I mentioned, in the beginning, you need at least a solid week with a backpack until you know if it’s right for you. So what happens if the bag, which fit well in the shop, just didn’t cut the mustard in practice?

Well, sell it on eBay. You don’t need to make life difficult when abroad, and you certainly don’t need back injuries, so don’t settle for second best. You may lose a few dollars, but I’d gladly miss a few meals to save on back pain and other hassles.

We’ve been away for almost 4 months now and it just wouldn’t have made sense for me to keep struggling with my old Tom Bihn bag. So I put it on eBay in Montreal, ordered my current bag from the US, and now I’m a happy camper.


Deuter Futura 32

This is my current backpack, and I absolutely love it, but some days it seems a little small. With that said, I am carrying a sleeping bag at the moment, so when I get rid of that, it will be perfect. The Futura 32 has an integrated rain cover, excellent back ventilation, lots of useful pockets, a very supportive waist belt, and lots more.

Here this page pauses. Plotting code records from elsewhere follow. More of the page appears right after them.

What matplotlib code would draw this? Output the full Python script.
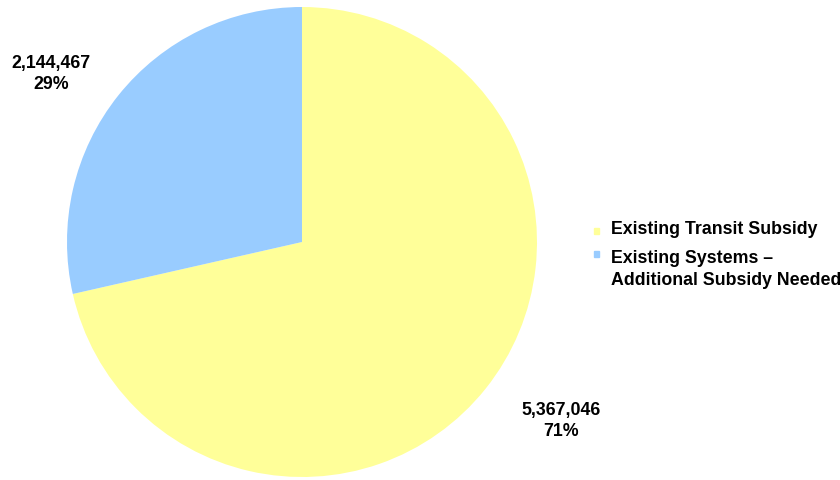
import matplotlib.pyplot as plt

plt.rcParams['font.family'] = ['Liberation Sans', 'DejaVu Sans']

labels = ['Existing Transit Subsidy', 'Existing Systems \u2013\nAdditional Subsidy Needed']
values = [5367046, 2144467]
colors = ['#FFFF99', '#99CCFF']

W, H = 840, 481
fig = plt.figure(figsize=(W / 100, H / 100), dpi=100)

# pie centred at (302, 243) px with radius 235 px
cx, cy, r = 302, 243, 235
ax = fig.add_axes([(cx - r) / W, (H - cy - r) / H, 2 * r / W, 2 * r / H])
ax.pie(values, colors=colors, startangle=90, counterclock=False, radius=1,
       wedgeprops=dict(linewidth=0))
ax.set_xlim(-1, 1)
ax.set_ylim(-1, 1)
ax.set_aspect('equal')
ax.axis('off')

total = sum(values)
label_pos = [(561, 421), (51, 74)]
for v, (px, py) in zip(values, label_pos):
    fig.text(px / W, 1 - py / H, f'{v:,}\n{v / total * 100:.0f}%',
             ha='center', va='center', fontsize=12.8, fontweight='bold',
             linespacing=1.25)

# legend: text top y and marker centre y, in pixels
text_top = [221, 250]
mark_y = [232, 255]
for lab, col, ty, my in zip(labels, colors, text_top, mark_y):
    fig.patches.append(plt.Rectangle((594 / W, 1 - (my + 3) / H), 5 / W, 6 / H,
                                     transform=fig.transFigure, color=col))
    fig.text(611 / W, 1 - ty / H, lab, ha='left', va='top',
             fontsize=12.8, fontweight='bold', linespacing=1.38)

fig.savefig('out.png', dpi=100)
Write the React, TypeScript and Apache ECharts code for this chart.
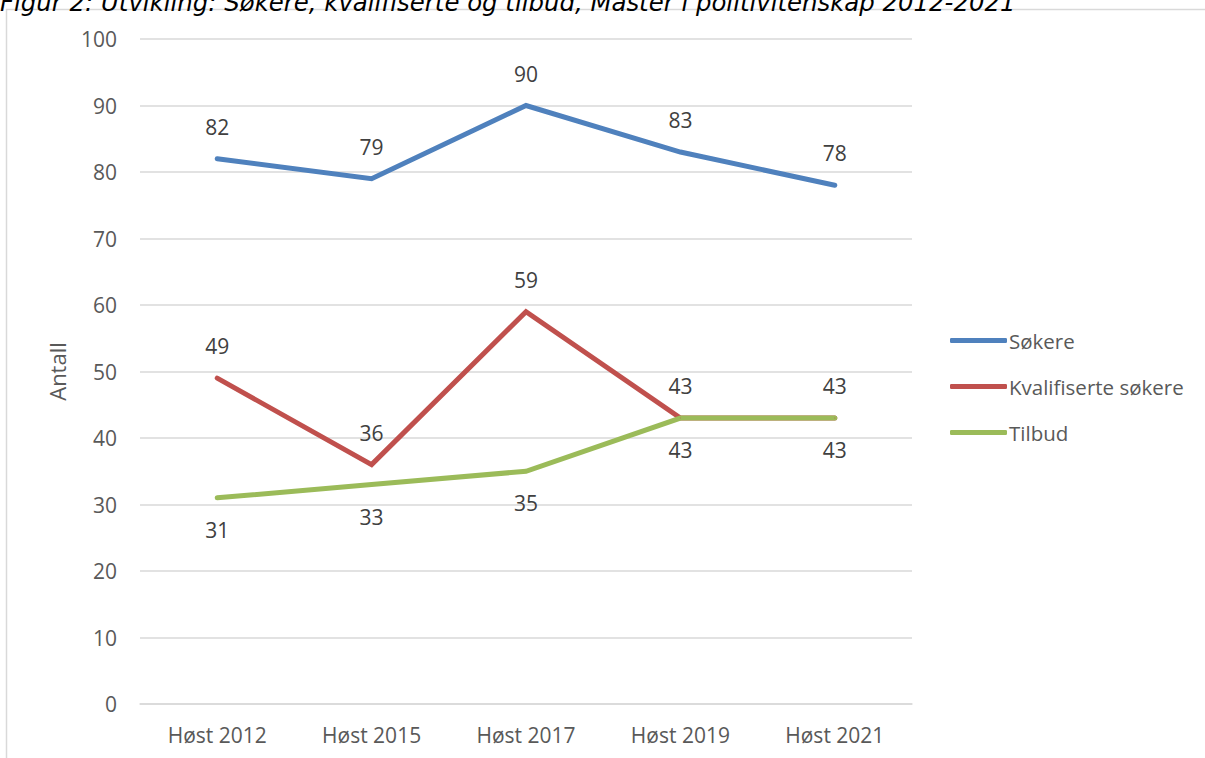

Arc’teryx Axios Backpack 35

This is Lauren’s current backpack, and some days, I wish it were mine. It seems a lot bigger (even though it’s only 3 liters bigger) and its shape is better for packing. However, it doesn’t have an integrated rain cover and it doesn’t have nearly as good back ventilation, which is the reason it has a better shape for packing.

Osprey Kestrel 38

I almost bought the 228-later version of this bag, which seemed larger than my Futura 32, but it has one serious problem. There is no real internal support, so the bag is one big noodle. However, the larger 338-lighter model has great internal support and lots of great features. I would buy this bag if it weren’t for the Deuter Futura series.